McClain assumed that Beckman was leading him back to the country club again, and thus was surprised when only a couple of minutes later, the judge signaled a right turn into a complex of medical offices just off of Thompson Peak Parkway. McClain made the turn behind him and watched as Beckman carefully parked the Buick in a spot at the back of one of the buildings. The old man locked the car and then shuffled off toward the rear entrance of the building.
McClain slowly drove a circuit around the perimeter of the complex. While the parking lot on the south side of the buildings was virtually full, only a handful of cars were parked on the east side near Beckman’s Buick. McClain pulled into the spot on the left of the judge’s car and shut off the van’s ignition.
Hunching down in the seat, he used the large rearview mirrors on both sides of the van to scan the building behind him. It looked like the blinds were closed on virtually all of the windows on this side of the building, shielding the offices against the glare and the heat of the midmorning sun.
Patience is a virtue, McClain thought, smiling to himself.

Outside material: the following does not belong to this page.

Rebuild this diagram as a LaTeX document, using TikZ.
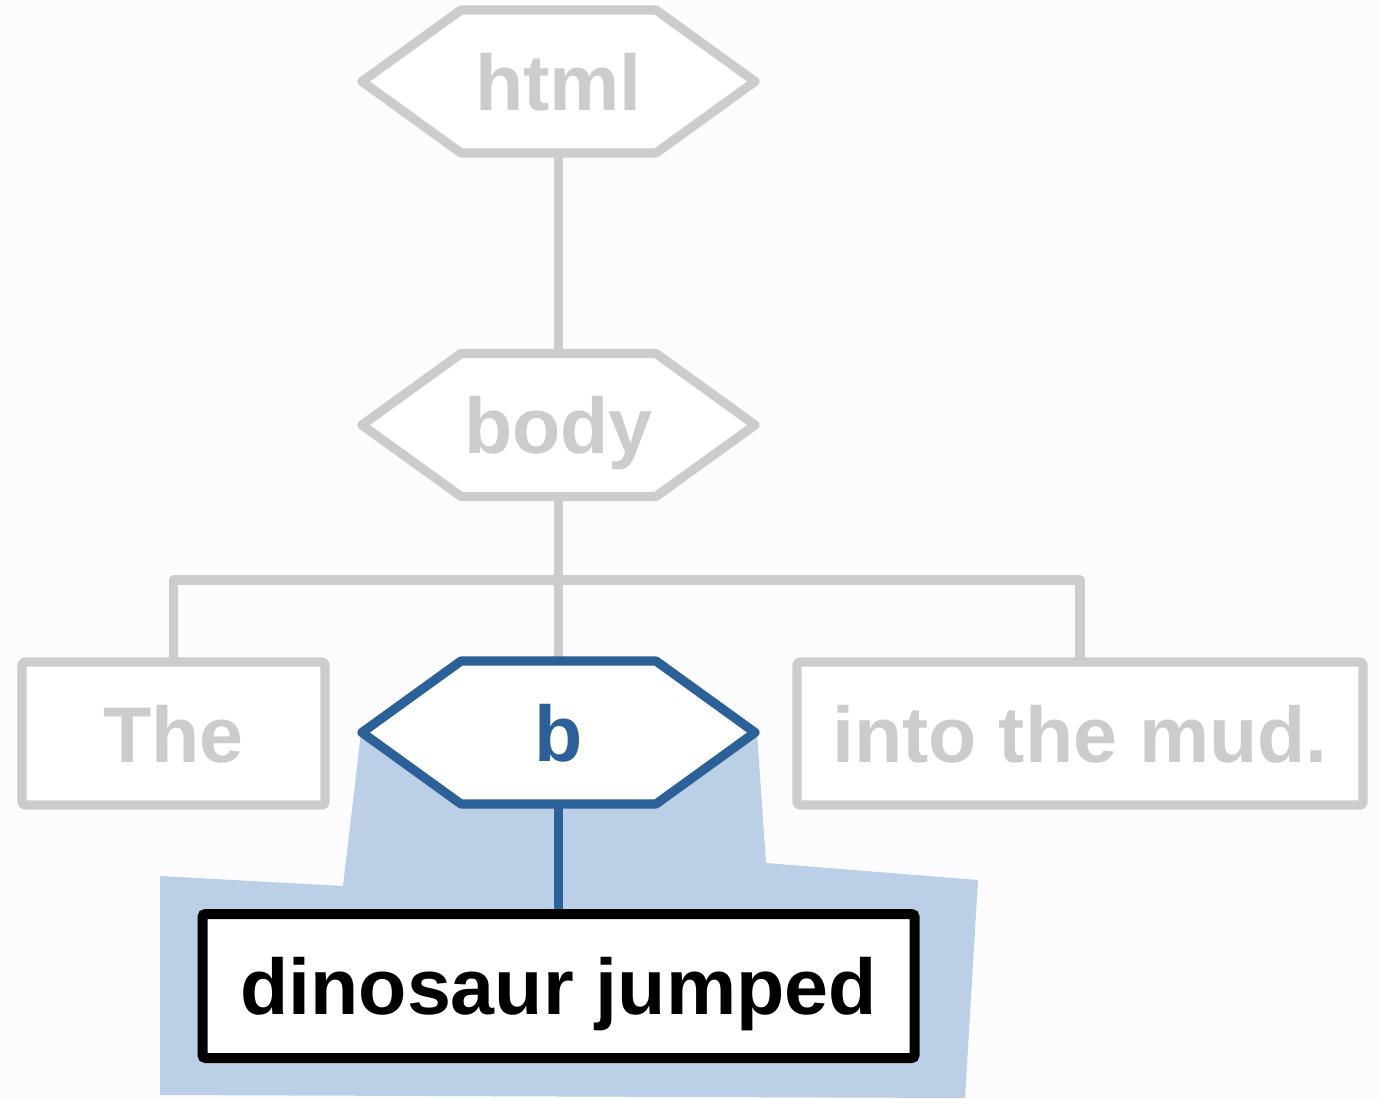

He cranked down the windows on the driver’s and passenger’s doors in the hope of getting some air to circulate through the van while he waited. Then he slipped on a lightweight blue nylon jacket and retrieved the Baby Glock from its hidey-hole under the dash. He checked the gun and slipped it into the pocket of the jacket. He then adjusted the rearview mirror on the driver’s side so that it was focused on the door leading out of the building, and settled in to wait.
Over the next hour, five more cars parked in the rear lot and their occupants disappeared into the building. Finally, the door to the building opened and McClain watched Beckman come out and make his wa
y slowly in the direction of the Buick. McClain waited until the old man was about twenty feet away, then opened the door and got out of the van.
He walked around behind the van, letting Beckman squeeze in between the van and the driver’s side of the Buick. Once the judge was effectively corralled there, McClain slipped in behind him and said, “Excuse me, sir?”
The old man turned back to look at him. McClain slipped the Glock out of his jacket pocket, holding it low so that no one but the two of them could see it. The judge’s eyes widened and in a quiet voice, McClain said, “Don’t do anything stupid, buddy. Just do exactly what I tell you to do, and you’ll be home safe and sound in time for lunch.”
Beckman reached toward his hip pocket, apparently going for his wallet. “I’m sorry. I only have a few dollars on me,” he said in a frightened voice.
“Don’t worry about that for now,” McClain responded.
With his left hand, McClain reached out and slid back the side door of the van. Gesturing with the pistol, he said, “Get in.”
The old man, clearly confused, took a tentative step in the direction of the van, then paused, apparently pondering the high step up into the vehicle.
“That’s right, sir,” McClain said, patiently.
He transferred the gun to his left hand. With his right hand, he reached out, took the judge’s elbow, and guided him into the van. “Up we go, Your Honor.”
As the judge disappeared into the van, McClain took a quick look around and saw no one else in the parking lot. He scanned the windows in the building behind him, but the blinds in virtually all of the windows remained closed, and he saw no one looking out. He stepped up into the van behind Beckman and slid the door shut.